Le président. Je céderai la parole à M. le rapporteur ainsi qu'à M. Moutinot, après quoi nous voterons, car l'enthousiasme général commence à s'émousser.

M. Gabriel Barrillier (R), rapporteur. Je laisserai le président du département apporter quelques précisions concernant le redémarrage du bonus. Un projet de loi a effectivement été déposé par l'Alliance de Gauche, si je ne me trompe pas, mais j'ignore quand il passera à l'ordre du jour.

Je suppose que le président du département vous expliquera que ce projet de loi, bien que partant d'une bonne intention, n'est pas utile; il est en effet possible de faire redémarrer ce bonus sans autre. Le chômage dans le secteur de la construction étant passé de 150 à 450 chômeurs sur un total de onze mille ouvriers, ce qui représente un taux de 4%, il est grand temps de faire redémarrer ce bonus, conformément à la loi.

M. Laurent Moutinot, président du Conseil d'Etat. Si je suis extrêmement heureux de la belle unanimité de la commission du logement, je partage nettement moins son enthousiasme quant à la mission qu'elle m'assigne. Ceci dit, je présenterai très volontiers un rapport relatif à l'application de l'article 42A de la LDTR dans les six mois à venir - il s'agit là du délai légal, et nous ferons en sorte qu'il soit tenu.

Il est vrai, en deuxième lieu, que les partenaires sociaux ont demandé la réactivation du bonus conjoncturel à la rénovation. Lorsque cette demande a été formulée au début de l'automne, j'ai eu, dans un premier temps, quelques réticences. Le bonus sur la restauration était en effet lancé à ce moment-là, et l'activation simultanée de ces deux bonus ne me paraissait pas d'une grande habileté car, bien que différents l'un de l'autre, ils touchent pour une large part la même matière. Toutefois, au vu de la conjoncture actuelle dans le secteur du bâtiment, le bonus à la rénovation sera remis en fonction. Je ferai remarquer à M. Barrillier, que la réactivation de ce bonus nécessite tout de même, à un moment donné, un projet de loi doté d'un crédit suffisant. Cette question de crédit ne posera pas de problème dans le budget 2003 car, compte tenu des délais entre la prise de décision de subventionnement et le paiement - qui, lui, n'intervient qu'à l'issue des travaux - aucun paiement ne sera, de fait, effectué avant 2004. L'on doit donc pouvoir faire le joint entre ces deux dates.

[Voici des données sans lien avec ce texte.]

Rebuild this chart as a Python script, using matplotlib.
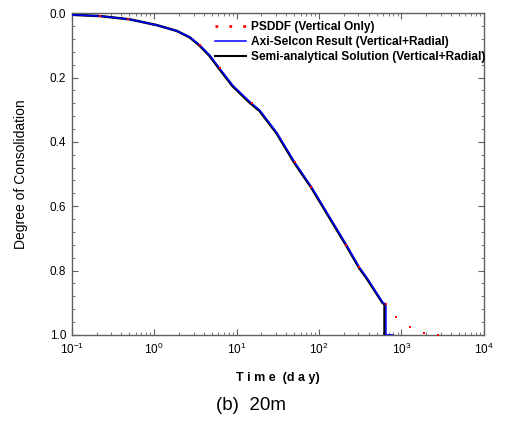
import numpy as np
import matplotlib
matplotlib.use('Agg')
import matplotlib.pyplot as plt
from matplotlib.lines import Line2D
from matplotlib.ticker import LogLocator, MultipleLocator, FixedLocator

plt.rcParams['font.family'] = ['Liberation Sans', 'DejaVu Sans']

# PSDDF (vertical only) - sparse red dots
t_psddf = [0.22, 0.48, 3.6, 6.3, 15.4, 50.5, 81, 215, 309, 642, 870, 1260, 1860, 2750]
u_psddf = [0.009, 0.018, 0.099, 0.171, 0.28, 0.463, 0.54, 0.72, 0.79, 0.905, 0.944, 0.975, 0.994, 1.0]

# Axi-Selcon result (vertical + radial)
t_axi = [0.1, 0.22, 0.5, 1.07, 1.87, 2.69, 3.56, 4.7, 6.2, 8.95, 14.4, 19, 30.5, 50.5,
         81, 134, 215, 309, 376, 589, 640, 650, 650, 780]
u_axi = [0.005, 0.009, 0.019, 0.037, 0.055, 0.074, 0.099, 0.13, 0.171, 0.224, 0.275,
         0.301, 0.37, 0.463, 0.54, 0.633, 0.72, 0.79, 0.82, 0.898, 0.905, 0.91, 1.0, 1.0]

# Semi-analytical solution (vertical + radial)
t_semi = [0.1, 0.22, 0.5, 1.07, 1.87, 2.69, 3.56, 4.7, 6.2, 8.95, 14.4, 19, 30.5, 50.5,
          81, 134, 215, 309, 376, 589, 625, 625]
u_semi = [0.005, 0.009, 0.019, 0.037, 0.055, 0.075, 0.101, 0.133, 0.174, 0.227, 0.278,
          0.304, 0.373, 0.466, 0.543, 0.636, 0.723, 0.793, 0.823, 0.9, 0.905, 1.0]

fig = plt.figure(figsize=(5.13, 4.25), dpi=100)
ax = fig.add_axes([0.140, 0.212, 0.803, 0.757])

ax.plot(t_semi, u_semi, color='black', linewidth=1.8, zorder=2)
ax.plot(t_axi, u_axi, color='blue', linewidth=1.1, zorder=3)
ax.plot(t_psddf, u_psddf, linestyle='none', marker='s', markersize=1.8,
        color='red', markeredgewidth=0, zorder=4)

ax.set_xscale('log')
ax.set_xlim(0.1, 1e4)
ax.set_ylim(1.0, 0.0)
ax.xaxis.set_major_locator(LogLocator(base=10, numticks=10))
ax.xaxis.set_minor_locator(LogLocator(base=10, subs=np.arange(2, 10), numticks=20))
ax.yaxis.set_major_locator(FixedLocator([0.0, 0.2, 0.4, 0.6, 0.8, 1.0]))
ax.yaxis.set_minor_locator(MultipleLocator(0.04))
ax.set_yticklabels(['0.0', '0.2', '0.4', '0.6', '0.8', '1.0'])

spine_col = '#606060'
for s in ax.spines.values():
    s.set_color(spine_col)
    s.set_linewidth(1.0)
ax.tick_params(which='both', direction='in', top=True, right=True, color=spine_col,
               labelsize=8.5)
ax.tick_params(axis='x', pad=5)
ax.tick_params(axis='y', pad=4)
ax.tick_params(which='major', length=4)
ax.tick_params(which='minor', length=2.5)

ax.set_ylabel('Degree of Consolidation', fontsize=10, labelpad=16)
ax.set_xlabel('T i m e  (d a y)', fontsize=9, fontweight='bold', labelpad=11)

handles = [Line2D([], [], color='red', linestyle=(0, (1, 4)), linewidth=2),
           Line2D([], [], color='blue', linewidth=1.1),
           Line2D([], [], color='black', linewidth=1.5)]
labels = ['PSDDF (Vertical Only)', 'Axi-Selcon Result (Vertical+Radial)',
          'Semi-analytical Solution (Vertical+Radial)']
ax.legend(handles, labels, loc='upper left', bbox_to_anchor=(0.335, 0.99),
          frameon=False, prop={'size': 8.6, 'weight': 'bold'},
          handlelength=2.6, handletextpad=0.45, labelspacing=0.25, borderaxespad=0)

fig.text(0.49, 0.035, '(b)  20m', ha='center', fontsize=13.5)

fig.savefig('out.png', dpi=100)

J'avais décidé d'être extrêmement sévère. La modération de M. Sommaruga m'incite toutefois à être beaucoup plus raisonnable. Si je dois comprendre cette motion comme étant une demande de suivre attentivement les immeubles qui posent des problèmes de sécurité et de salubrité, je puis l'accepter. Si cette motion avait impliqué la tenue systématique - et à jour - de l'inventaire de tous les immeubles de la République avec la mention systématique de chaque défaut de sécurité ou de salubrité, vous n'auriez en revanche pas entendu des propos très courtois de ma part. Cependant, ayant compris que vous limitez l'action du département dans la première direction, je vous informe que nous serons en mesure, moyennant un certain nombre d'efforts, d'y répondre. Par la suite, il est évident que si l'on observe des défauts, ce n'est pas pour les garder pour notre propre édification personnelle, mais pour en faire profiter les personnes susceptibles de remédier à ces défauts en les informant, le cas échéant, des aides qui peuvent exister.

Il est vrai que l'unanimité de la commission représente une situation assez extraordinaire: les intérêts des propriétaires d'un côté, des locataires de l'autre, se sont accordés quant à une mise à contribution de l'Etat. Il s'agit d'une philosophie intéressante, qui peut avoir dans le cas présent des résultats positifs. Si cette philosophie était élevée à l'état de pure doctrine, l'on pourrait en revanche émettre quelques doutes.

Mise aux voix, la motion 1379 est adoptée.